The Power of Storm Ciarán

We got off lightly when Storm Ciarán struck South-West England on 2nd November 2023. At the coast winds touched 90mph and they were even more extreme for Brittany, the Channel Islands, and the north French coast. Near the house we just had a few branches down, but in the National Trust wood that connects with our garden things were very different. I had a text from a neighbour at 10am telling me that he had had a close shave in the wood when the top of a tall beech tree had been blown off just metres from where he was standing. Apparently, most of it had been blown into the River Teign, but a large branch had fallen straight across the main path. Today, with the wind blustery rather than howling, I went to explore the damage. Our own stretch of the river seemed untouched, but sure enough as I ventured into the National Trust’s wood (known as Milfordleigh Plantation), I found the jagged spike of the decapitated beech standing proud, and its tangled branches covering the river bank.

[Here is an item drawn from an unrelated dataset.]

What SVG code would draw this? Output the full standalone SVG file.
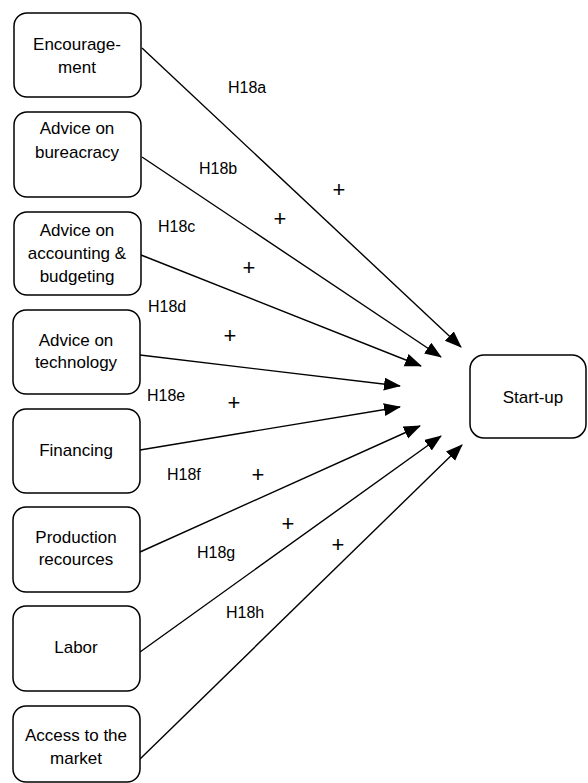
<svg xmlns="http://www.w3.org/2000/svg" width="588" height="783" viewBox="0 0 588 783">
<style>
.box{fill:#fff;stroke:#000;stroke-width:1.5}
.t{font-family:"Liberation Sans",Arial,sans-serif;font-size:17px;fill:#000;text-anchor:middle}
.lbl{font-family:"Liberation Sans",Arial,sans-serif;font-size:16px;fill:#000}
.plus{font-family:"Liberation Sans",Arial,sans-serif;font-size:22px;fill:#000;text-anchor:middle}
.c{stroke:#000;stroke-width:1.4;fill:none;marker-end:url(#ah)}
</style>
<defs>
<marker id="ah" markerUnits="userSpaceOnUse" markerWidth="18" markerHeight="14" refX="16" refY="6.5" orient="auto">
<path d="M0,0 L17,6.5 L0,13 Z" fill="#000"/>
</marker>
</defs>
<rect width="588" height="783" fill="#fff"/>
<g id="connectors">
<line class="c" x1="142" y1="48" x2="461" y2="347"/>
<line class="c" x1="142" y1="157" x2="441" y2="357"/>
<line class="c" x1="141" y1="255" x2="421" y2="366"/>
<line class="c" x1="140" y1="355" x2="400" y2="386"/>
<line class="c" x1="140" y1="450" x2="400" y2="407"/>
<line class="c" x1="140" y1="552" x2="420" y2="426"/>
<line class="c" x1="140" y1="652" x2="441" y2="436"/>
<line class="c" x1="139" y1="760" x2="462" y2="445"/>
</g>
<g id="labels">
<text class="lbl" x="228" y="93">H18a</text>
<text class="lbl" x="199" y="174">H18b</text>
<text class="lbl" x="158" y="232">H18c</text>
<text class="lbl" x="148" y="312">H18d</text>
<text class="lbl" x="147" y="401">H18e</text>
<text class="lbl" x="167" y="480">H18f</text>
<text class="lbl" x="197" y="558">H18g</text>
<text class="lbl" x="226" y="618">H18h</text>
<text class="plus" x="339" y="197">+</text>
<text class="plus" x="280" y="226">+</text>
<text class="plus" x="249" y="275">+</text>
<text class="plus" x="230" y="343">+</text>
<text class="plus" x="234" y="410">+</text>
<text class="plus" x="258" y="482">+</text>
<text class="plus" x="288" y="531">+</text>
<text class="plus" x="338" y="552">+</text>
</g>
<g id="n1"><rect class="box" x="14" y="13" width="127" height="84" rx="13"/><text class="t" x="77" y="50">Encourage-</text><text class="t" x="77" y="73">ment</text></g>
<g id="n2"><rect class="box" x="14" y="112" width="127" height="85" rx="13"/><text class="t" x="77" y="134">Advice on</text><text class="t" x="77" y="158">bureacracy</text></g>
<g id="n3"><rect class="box" x="14" y="212" width="127" height="83" rx="13"/><text class="t" x="77" y="236">Advice on</text><text class="t" x="77" y="259">accounting &amp;</text><text class="t" x="77" y="282">budgeting</text></g>
<g id="n4"><rect class="box" x="13" y="310" width="127" height="84" rx="13"/><text class="t" x="76" y="346">Advice on</text><text class="t" x="76" y="368">technology</text></g>
<g id="n5"><rect class="box" x="13" y="409" width="127" height="84" rx="13"/><text class="t" x="76" y="456">Financing</text></g>
<g id="n6"><rect class="box" x="13" y="507" width="127" height="85" rx="13"/><text class="t" x="76" y="543">Production</text><text class="t" x="76" y="565">recources</text></g>
<g id="n7"><rect class="box" x="13" y="606" width="127" height="85" rx="13"/><text class="t" x="76" y="653">Labor</text></g>
<g id="n8"><rect class="box" x="13" y="706" width="127" height="76" rx="13"/><text class="t" x="76" y="741">Access to the</text><text class="t" x="76" y="764">market</text></g>
<g id="n9"><rect class="box" x="470" y="355" width="116" height="83" rx="14"/><text class="t" x="533" y="403">Start-up</text></g>
</svg>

Beech tree felled by Storm Ciaran

Part of the fallen beech in Milfordleigh Plantation, National Trust

Before I lived here in Murchington, I had no idea that trees regularly shed their tops in extreme wind. It makes perfect sense if the alternative is being uprooted by the sheer force of nature. In the first winter storm of 2017, not long after we moved in, the top 3 metres of a massive Douglas Fir by the river was blown clean off, leaving a jagged, glistening scar of torn wood pointing to the heavens. Within a year regrowth hid the scar. Within three it became hard to tell that the Douglas had ever lost its top - the flat profile and multiple sprouting shoots are the tell-tale sign.

The decapitated Douglas Fir in 2023, its flat top the only clue to the violence of the 2017 storm

But trees can be, and are, uprooted. When I walked a few metres further into Milfordleigh Plantation, beyond the fallen beech, I realised that this must have been the fate of at least one of the wood’s giant conifers.  Through the dense undergrowth I glimpsed the sight of a massive trunk jammed between a small island and the opposite bank of the river. It was obviously newly felled, and given its massive size it seemed unlikely to have travelled far down stream.

The swollen River Teign with the wedged conifer trunk just visible through the trees

Sure enough, perhaps eighty metres further into the wood I caught sight of the upper half of a giant tree lying sprawled across the field on the other side of the river. As I got closer, I also saw the disturbed earth and damaged shrubs that flagged where the tree had once stood: close by the bank of the Teign.

The hollow left by the fallen tree - with apparent signs of weakening by fungal attack

All that could now be seen was a big hollow and some rotten fragments of the tree’s base. Incredibly, none of the tree could be seen in the river, only the upper section on the other bank. I can only assume that the trunk was shattered by the impact of the fall and the river, in full spate because of the storm, did the rest. Driving the main section of the tree downstream, conveniently clearing the way for the white-water kayakers who brave the river in winter.

The top of the stricken conifer lying on the river’s southern bank

We can only hope that there won’t be too many wild storms this winter, but climate change isn’t on our side with that one. As the Earth warms its winds become fiercer and its clouds carry more water. I doubt whether the stricken conifer will be the only casualty of the weather this Autumn and Winter.